Lithium-Ion vs Lithium Iron Phosphate: Which Battery Is Right for You?

In our increasingly electronic world, the choice of battery can significantly impact performance, cost, and safety. Two popular battery technologies that often come up are Lithium-ion (Li-ion) and Lithium Iron Phosphate (LiFePO4). Each has its unique characteristics, benefits, and drawbacks. This article will explore the key differences between these two battery types to help you make an informed decision.

Understanding the Basics

What is Lithium-Ion?

Lithium-ion batteries are one of the most widely used rechargeable battery types today, powering everything from smartphones to electric vehicles. They typically consist of lithium cobalt oxide as the cathode material and graphite as the anode. This chemistry allows for high energy density, meaning they can store a lot of energy relative to their weight.

What is Lithium Iron Phosphate?

Lithium Iron Phosphate batteries, on the other hand, are a specific type of Li-ion battery that uses iron phosphate as the cathode material. While they also store and release energy through lithium ions moving between the anode and cathode, their chemical composition gives them different performance characteristics compared to standard Li-ion batteries.

Energy Density and Weight

One of the main differences between Li-ion and LiFePO4 is energy density.

Li-ion Batteries

Li-ion batteries boast a higher energy density, usually providing about 150-200 Wh/kg.
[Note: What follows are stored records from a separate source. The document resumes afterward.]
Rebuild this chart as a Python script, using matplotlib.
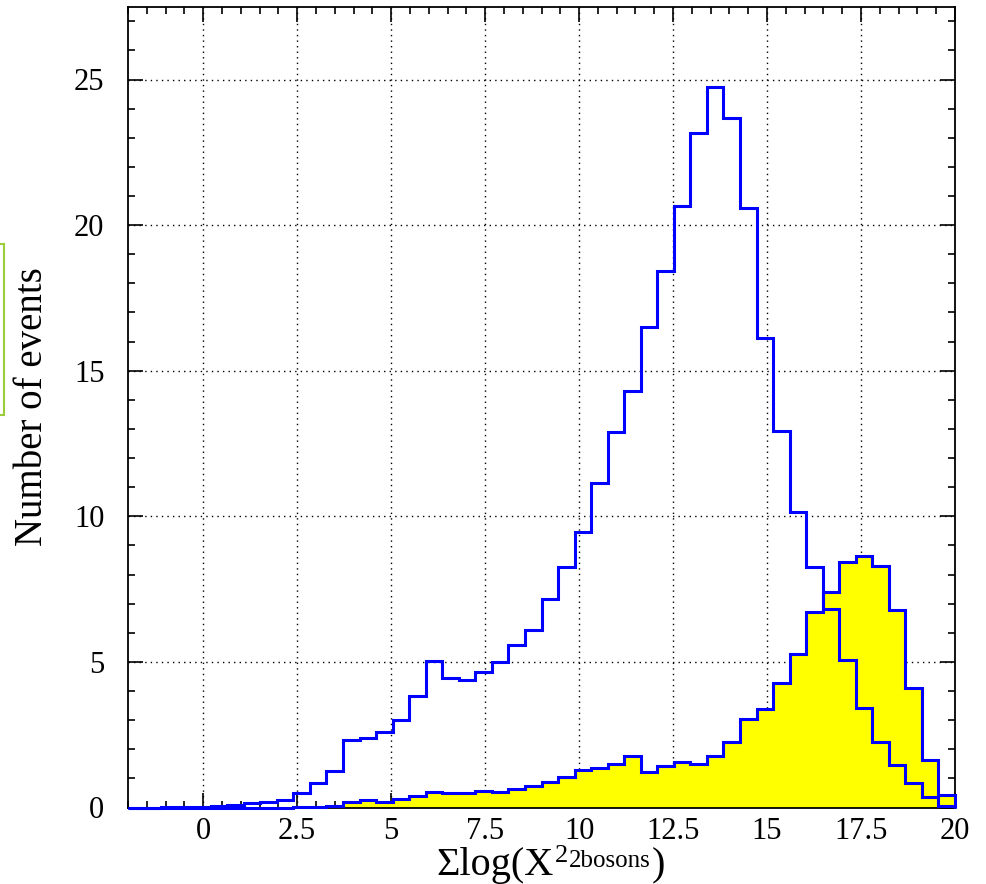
import numpy as np
import matplotlib
matplotlib.use("Agg")
import matplotlib.pyplot as plt
from matplotlib.patches import Rectangle
from matplotlib.ticker import MultipleLocator

plt.rcParams['font.family'] = ['Liberation Serif', 'DejaVu Serif']

# ---- data ----
x_min, x_max, n_bins = -2.0, 20.0, 50
signal = [0.0, 0.0, 0.01, 0.02, 0.03, 0.06, 0.10, 0.14, 0.18, 0.26,
          0.49, 0.83, 1.26, 2.32, 2.38, 2.58, 3.00, 3.84, 5.04, 4.44,
          4.38, 4.66, 5.00, 5.57, 6.08, 7.16, 8.26, 9.45, 11.13, 12.88,
          14.30, 16.51, 18.43, 20.65, 23.15, 24.73, 23.67, 20.58, 16.13, 12.92,
          10.16, 8.25, 6.82, 5.08, 3.43, 2.26, 1.46, 0.83, 0.35, 0.06]
background = [0.0, 0.0, 0.0, 0.0, 0.0, 0.0, 0.0, 0.0, 0.0, 0.0,
              0.01, 0.02, 0.06, 0.18, 0.26, 0.20, 0.30, 0.40, 0.54, 0.51,
              0.51, 0.57, 0.52, 0.62, 0.74, 0.89, 1.04, 1.29, 1.35, 1.48,
              1.77, 1.21, 1.43, 1.55, 1.49, 1.77, 2.26, 3.03, 3.38, 4.26,
              5.28, 6.72, 7.40, 8.44, 8.65, 8.29, 6.78, 4.09, 1.63, 0.43]
x_ticks = [0, 2.5, 5, 7.5, 10, 12.5, 15, 17.5, 20]
x_tick_labels = ['0', '2.5', '5', '7.5', '10', '12.5', '15', '17.5', '20']
y_ticks = [0, 5, 10, 15, 20, 25]
y_max = 27.5

edges = np.linspace(x_min, x_max, n_bins + 1)

W, H = 986, 884
fig = plt.figure(figsize=(W / 100, H / 100), dpi=100)
ax = fig.add_axes([128 / W, 1 - 807.5 / H, (955 - 128) / W, (807.5 - 6.7) / H])

ax.stairs(background, edges, fill=True, color='#ffff00', zorder=2)
ax.stairs(background, edges, color='#0000ff', lw=2.2, zorder=3, clip_on=False)
ax.stairs(signal, edges, color='#0000ff', lw=2.2, zorder=4, clip_on=False)

ax.set_xlim(x_min, x_max)
ax.set_ylim(0, y_max)
ax.set_xticks(x_ticks)
ax.set_xticklabels(x_tick_labels)
ax.set_yticks(y_ticks)
ax.xaxis.set_minor_locator(MultipleLocator(0.5))
ax.yaxis.set_minor_locator(MultipleLocator(1))
ax.tick_params(which='both', direction='in', top=True, right=True, width=1.2, color='black')
ax.tick_params(which='major', length=11)
ax.tick_params(which='minor', length=5)
ax.tick_params(axis='x', which='major', labelsize=22, pad=7)
ax.tick_params(axis='y', which='major', labelsize=22, pad=17)
for s in ax.spines.values():
    s.set_linewidth(1.3)
ax.grid(True, which='major', color='black', linestyle=(0, (1, 3)), linewidth=1.0, zorder=1)
ax.set_axisbelow(True)

# y label
fig.text(33 / W, 1 - 407 / H, 'Number of events', rotation=90, ha='center', va='center', fontsize=28)

# x label built piecewise
fig.canvas.draw()
renderer = fig.canvas.get_renderer()
x0 = 436
base = 875
pieces = [('Σlog(X', 29, 0), ('2', 19, 13), ('2bosons', 18, 8), (')', 29, 0)]
cur = x0
for txt, fs, raise_px in pieces:
    t = fig.text(cur / W, (H - base + raise_px) / H, txt, fontsize=fs, ha='left', va='baseline')
    bb = t.get_window_extent(renderer)
    cur = bb.x1 + 1

# partial green box at left edge
fig.patches.append(Rectangle((-20 / W, 1 - 415 / H), 23.5 / W, (415 - 243.5) / H,
                             transform=fig.transFigure, fill=False,
                             edgecolor='#9ccc3a', linewidth=1.5))

fig.savefig('out.png', dpi=100)
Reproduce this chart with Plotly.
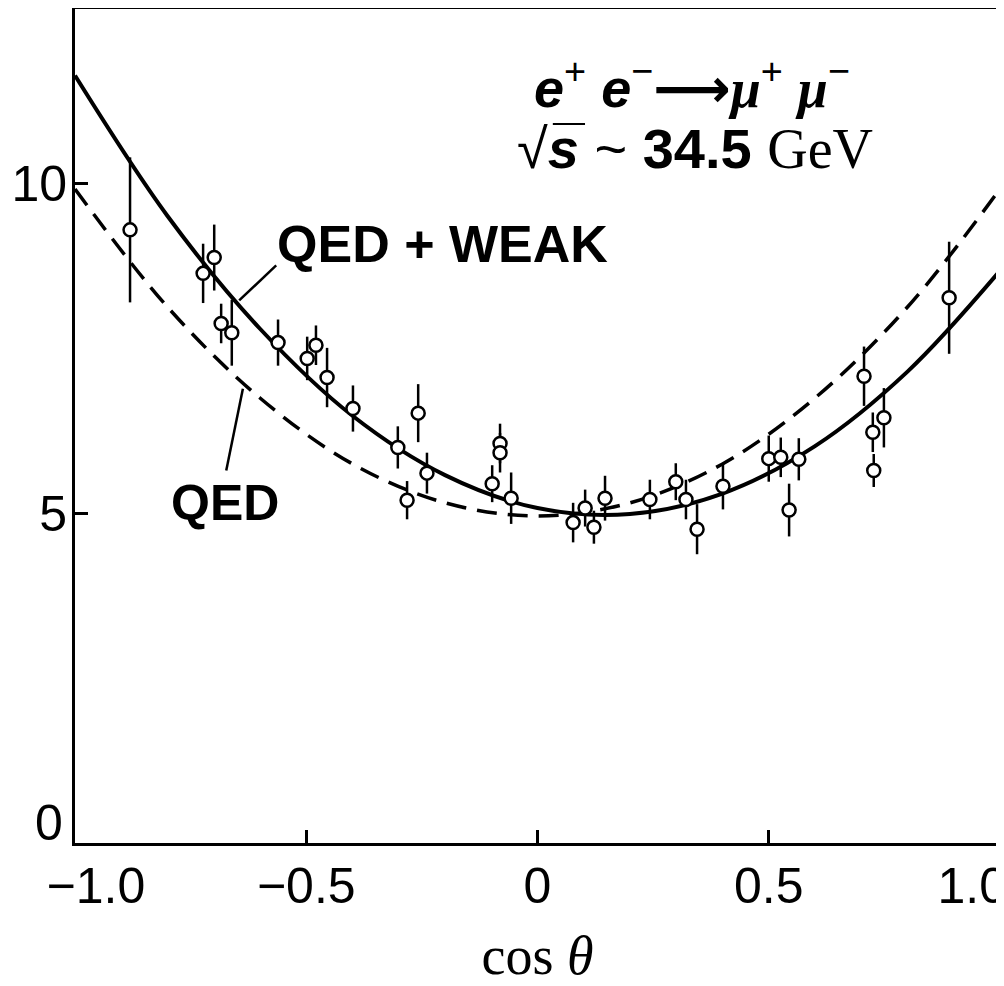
import plotly.graph_objects as go

# ---- data ----
cos_theta = [-0.881, -0.723, -0.699, -0.684, -0.661, -0.561, -0.498, -0.479, -0.455, -0.399,
             -0.302, -0.282, -0.258, -0.239, -0.098, -0.081, -0.081, -0.057, 0.077, 0.103,
             0.122, 0.146, 0.243, 0.299, 0.321, 0.345, 0.401, 0.500, 0.526, 0.544,
             0.565, 0.706, 0.725, 0.727, 0.749, 0.890]
dsigma = [9.30, 8.64, 8.88, 7.88, 7.74, 7.59, 7.35, 7.55, 7.06, 6.59,
          6.00, 5.20, 6.52, 5.61, 5.45, 6.06, 5.92, 5.23, 4.86, 5.08,
          4.79, 5.23, 5.21, 5.48, 5.21, 4.76, 5.41, 5.83, 5.85, 5.05,
          5.82, 7.08, 6.23, 5.65, 6.45, 8.27]
dsigma_err = [1.10, 0.45, 0.50, 0.30, 0.50, 0.35, 0.33, 0.30, 0.45, 0.35,
              0.32, 0.29, 0.44, 0.31, 0.28, 0.30, 0.30, 0.39, 0.30, 0.28,
              0.25, 0.34, 0.30, 0.28, 0.30, 0.38, 0.35, 0.35, 0.30, 0.40,
              0.32, 0.45, 0.30, 0.25, 0.45, 0.85]

curve_x = [-1.0, -0.8, -0.6, -0.4, -0.2, 0.0, 0.2, 0.4, 0.6, 0.8, 1.0]
qed_weak = [11.64, 9.51, 7.80, 6.48, 5.58, 5.08, 4.99, 5.30, 6.02, 7.15, 8.68]
qed = [9.92, 8.13, 6.75, 5.75, 5.16, 4.96, 5.16, 5.75, 6.75, 8.13, 9.92]

x_tickvals = [-1.0, -0.5, 0.0, 0.5, 1.0]
x_ticktext = ["\u00a0\u00a0\u00a0\u22121.0", "\u22120.5", "0", "0.5", "1.0\u00a0\u00a0\u00a0\u00a0"]
y_tickvals = [0, 5, 10]
y_ticktext = ["", "5", "10"]

fig = go.Figure()

fig.add_trace(go.Scatter(
    x=curve_x, y=qed, mode="lines", line=dict(color="black", width=3.5, dash="20px,11px", shape="spline"),
    hoverinfo="skip", showlegend=False))
fig.add_trace(go.Scatter(
    x=curve_x, y=qed_weak, mode="lines", line=dict(color="black", width=4, shape="spline"),
    hoverinfo="skip", showlegend=False))
fig.add_trace(go.Scatter(
    x=cos_theta, y=dsigma, mode="markers",
    error_y=dict(type="data", array=dsigma_err, symmetric=True, color="black", thickness=2.5, width=0),
    marker=dict(symbol="circle", size=13, color="white", line=dict(color="black", width=2.5)),
    showlegend=False))

# leader lines
fig.add_shape(type="line", x0=-0.565, y0=8.76, x1=-0.645, y1=8.23, xref="x", yref="y",
              line=dict(color="black", width=2.5))
fig.add_shape(type="line", x0=-0.637, y0=6.89, x1=-0.673, y1=5.65, xref="x", yref="y",
              line=dict(color="black", width=2.5))

fig.add_annotation(x=-0.567, y=9.09, xref="x", yref="y", xanchor="left", yanchor="middle",
                   text="<b>QED + WEAK</b>", showarrow=False,
                   font=dict(family="Liberation Sans", size=52, color="black"))
fig.add_annotation(x=-0.676, y=5.15, xref="x", yref="y", xanchor="center", yanchor="middle",
                   text="<b>QED</b>", showarrow=False,
                   font=dict(family="Liberation Sans", size=50, color="black"))

# zero label of the y axis, raised above the corner as in the reference
fig.add_annotation(x=-1.0, y=0, xref="x", yref="y", xanchor="right", yanchor="middle",
                   xshift=-10, yshift=20, text="0", showarrow=False,
                   font=dict(family="Liberation Sans", size=50, color="black"))

serif = "font-family:Liberation Serif"
fig.add_annotation(x=0.335, y=11.49, xref="x", yref="y", xanchor="center", yanchor="middle",
                   text=("<b><i>e</i></b><sup>+</sup> <b><i>e</i></b><sup>\u2212</sup>"
                         "<span style='font-family:DejaVu Sans'><b>\u27f6</b></span>"
                         f"<span style='{serif}'><b><i>\u03bc</i></b></span><sup>+</sup> "
                         f"<span style='{serif}'><b><i>\u03bc</i></b></span><sup>\u2212</sup>"),
                   showarrow=False, font=dict(family="Liberation Sans", size=54, color="black"))
fig.add_annotation(x=0.34, y=10.53, xref="x", yref="y", xanchor="center", yanchor="middle",
                   text=("\u221a<b><i>s\u0305</i></b> ~ <b>34.5</b> "
                         f"<span style='{serif}'>GeV</span>"),
                   showarrow=False, font=dict(family="Liberation Sans", size=56, color="black"))

fig.update_xaxes(range=[-1.0, 1.0], tickvals=x_tickvals, ticktext=x_ticktext,
                 showline=True, linecolor="black", linewidth=3, mirror=True,
                 ticks="inside", ticklen=13, tickwidth=2.5, tickcolor="black",
                 showgrid=False, zeroline=False, automargin=False, ticklabeloverflow="allow",
                 ticklabelstandoff=-3,
                 tickfont=dict(family="Liberation Sans", size=50, color="black"),
                 title=dict(text="cos <i>\u03b8</i>", standoff=24,
                            font=dict(family="Liberation Serif", size=54, color="black")))
fig.update_yaxes(range=[0, 12.65], tickvals=y_tickvals, ticktext=y_ticktext,
                 showline=True, linecolor="black", linewidth=3, mirror=True,
                 ticks="inside", ticklen=13, tickwidth=2.5, tickcolor="black",
                 showgrid=False, zeroline=False, automargin=False, ticklabeloverflow="allow",
                 ticklabelstandoff=-5,
                 tickfont=dict(family="Liberation Sans", size=50, color="black"))

# the page body adds an 8px offset, so the figure is sized to fit inside the window
fig.update_layout(width=996, height=978, margin=dict(l=67, r=4, t=1, b=143),
                  paper_bgcolor="white", plot_bgcolor="white")

fig.write_html("out.html")
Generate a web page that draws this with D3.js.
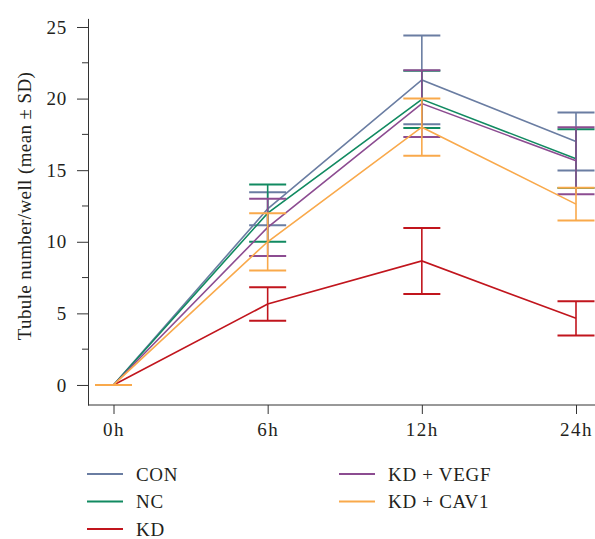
<!DOCTYPE html>
<html>
<head>
<meta charset="utf-8">
<script src="https://cdn.jsdelivr.net/npm/d3@7"></script>
<style>
  body { margin: 0; background: #fff; }
  text { font-family: "Liberation Serif", "DejaVu Serif", serif; fill: #231f20; }
</style>
</head>
<body>
<script>
// data
const times = ["0h", "6h", "12h", "24h"];
const groups = ["CON", "NC", "KD", "KD + VEGF", "KD + CAV1"];
const colors = ["#6a7da2", "#118a61", "#c1151d", "#8c4c91", "#f9a94b"];
const means = [
  [0, 12.3, 21.3, 17.0],   // CON
  [0, 12.0, 19.95, 15.8],  // NC
  [0, 5.65, 8.66, 4.65],   // KD
  [0, 11.0, 19.65, 15.66], // KD + VEGF
  [0, 10.0, 18.0, 12.63]   // KD + CAV1
];
const sds = [
  [0, 1.15, 3.1, 2.03],
  [0, 2.0, 2.0, 2.05],
  [0, 1.17, 2.3, 1.19],
  [0, 2.0, 2.33, 2.34],
  [0, 2.0, 2.0, 1.15]
];
const yTicks = [0, 5, 10, 15, 20, 25];
const yMinor = [2.5, 7.5, 12.5, 17.5, 22.5];

const svg = d3.select("body").append("svg")
    .attr("width", 595)
    .attr("height", 539);

let x = d3.scalePoint()
    .domain(times)
    .range([113.5, 576]);

let y = d3.scaleLinear()
    .domain([-1.4, 25.6])
    .range([405, 18.4]);

const axisX = 88, axisY = 405;
const fs = 19, ls = 0.7;

// y axis
let gy = svg.append("g")
    .attr("transform", "translate(" + axisX + ",0)")
    .call(d3.axisLeft(y).tickValues(yTicks).tickSize(11).tickSizeOuter(0).tickPadding(10));
gy.select(".domain").attr("stroke", "#333");
gy.selectAll(".tick line").attr("stroke", "#333");
gy.selectAll(".tick text")
    .style("font-family", "Liberation Serif")
    .style("letter-spacing", ls + "px")
    .attr("font-size", fs)
    .attr("fill", "#231f20");

gy.selectAll(".minor")
    .data(yMinor)
    .enter().append("line")
    .attr("class", "minor")
    .attr("x1", -6).attr("x2", 0)
    .attr("y1", d => y(d)).attr("y2", d => y(d))
    .attr("stroke", "#333");

// x axis
svg.append("line")
    .attr("x1", axisX).attr("x2", 600)
    .attr("y1", axisY).attr("y2", axisY)
    .attr("stroke", "#333");

let gx = svg.append("g")
    .attr("transform", "translate(0," + axisY + ")")
    .call(d3.axisBottom(x).tickSize(9).tickSizeOuter(0).tickPadding(9));
gx.select(".domain").remove();
gx.selectAll(".tick line").attr("stroke", "#333");
gx.selectAll(".tick text")
    .style("font-family", "Liberation Serif")
    .style("letter-spacing", "1.5px")
    .attr("font-size", fs)
    .attr("fill", "#231f20");

// y title
svg.append("text")
    .attr("transform", "translate(31,206) rotate(-90)")
    .attr("text-anchor", "middle")
    .attr("font-size", fs)
    .style("letter-spacing", "0.4px")
    .text("Tubule number/well (mean ± SD)");

let line = d3.line()
    .x((d, i) => x(times[i]))
    .y(d => y(d));

const cap = 18.5;

groups.forEach((name, gi) => {
    let g = svg.append("g")
        .attr("stroke", colors[gi])
        .attr("fill", "none")
        .attr("stroke-width", 1.6);

    g.append("path")
        .attr("d", line(means[gi]));

    means[gi].forEach((m, i) => {
        let cx = x(times[i]);
        let hi = y(m + sds[gi][i]), lo = y(m - sds[gi][i]);
        g.append("line")
            .attr("x1", cx).attr("x2", cx)
            .attr("y1", hi).attr("y2", lo);
        g.append("line")
            .attr("x1", cx - cap).attr("x2", cx + cap)
            .attr("y1", hi).attr("y2", hi)
            .attr("stroke-width", 2);
        g.append("line")
            .attr("x1", cx - cap).attr("x2", cx + cap)
            .attr("y1", lo).attr("y2", lo)
            .attr("stroke-width", 2);
    });
});

// legend
const legendPos = [[87, 474], [87, 501.5], [87, 529], [339, 474], [339, 501.5]];
let legend = svg.append("g");
groups.forEach((name, gi) => {
    let p = legendPos[gi];
    legend.append("line")
        .attr("x1", p[0]).attr("x2", p[0] + 36)
        .attr("y1", p[1]).attr("y2", p[1])
        .attr("stroke", colors[gi])
        .attr("stroke-width", 1.8);
    legend.append("text")
        .attr("x", p[0] + 49)
        .attr("y", p[1] + 6.5)
        .attr("font-size", fs)
        .style("letter-spacing", ls + "px")
        .text(name);
});
</script>
</body>
</html>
This makes them lighter for the amount of energy stored, a crucial factor for portable devices and electric vehicles where weight is a concern.

LiFePO4 Batteries

LiFePO4 batteries generally have a lower energy density, averaging around 90-120 Wh/kg. While they are heavier for the same energy capacity, their robustness makes them ideal for applications where weight is less critical, such as stationary energy storage systems.

Safety and Stability

Thermal Stability

Safety is paramount when it comes to battery technology. Li-ion batteries can be prone to thermal runaway, a situation where increased temperature causes a battery to heat uncontrollably, potentially leading to fires or explosions.

In contrast, LiFePO4 batteries are inherently safer. Their thermal stability is much higher because they do not react as violently to high temperatures. This makes them less likely to catch fire or explode, a significant advantage in situations where heating might be an issue.

Cycle Life

Another important aspect of battery safety and performance is cycle life, or the number of charge and discharge cycles a battery can endure before its capacity significantly degrades.

Li-ion Batteries

Li-ion batteries typically have a cycle life of around 500 to 1,500 cycles, depending on the specific chemistry and usage conditions. While they can provide excellent performance over their lifespan, their capacity diminishes over time, especially if improperly charged or discharged.

LiFePO4 Batteries

LiFePO4 batteries have a much longer cycle life, often exceeding 2,000 cycles or more. This longevity makes them a cost-effective option in the long run, even if the initial investment is higher.

Cost Considerations

Initial Cost

In general, Li-ion batteries tend to be less expensive than LiFePO4 batteries. This makes them attractive for applications where upfront costs are a larger concern, such as consumer electronics.

Long-Term Value

However, when considering the total cost of ownership, LiFePO4 batteries may prove to be the better investment over time due to their longer lifespan and greater stability. Users in applications such as electric vehicles, solar energy storage, or industrial equipment might find that the longevity of LiFePO4 justifies the higher initial cost.

Applications

Both battery types have distinct applications based on their performance characteristics.

Lithium-Ion Applications

Due to their high energy density and light weight, Li-ion batteries are commonly found in:

Consumer Electronics: Smartphones, laptops, and tablets.

Electric Vehicles (EV): Cars where weight and efficiency are critical.

Portable Power Tools: Tools requiring lightweight and compact battery solutions.

Lithium Iron Phosphate Applications

LiFePO4 batteries excel in situations where safety, lifespan, and cost-effectiveness trump the need for lightweight solutions. Common applications include:

Electric Buses and Trucks: Vehicles where longer lifespans and safety are prioritized.

Energy Storage Systems: Home backup systems and other stationary energy storage applications.

Residential Solar Installations: Providing energy storage for solar panels due to longer lifecycle and enhanced safety.

Conclusion

When it comes to choosing between Lithium-ion and Lithium Iron Phosphate batteries, it boils down to your specific needs and application. If you’re looking for lightweight batteries for consumer electronics or electric vehicles, Li-ion might be the best choice for you. However, if safety, longevity, and cost-effectiveness matter most — especially in stationary or heavy-duty applications — then lithium iron phosphate could be the superior option.

Ultimately, understanding the key differences between these two battery technologies will empower you to make the right choice for your needs. Whether you’re an everyday consumer or an engineer looking for the best solution, both batteries have their merits, and the decision should align with your requirements and long-term goals.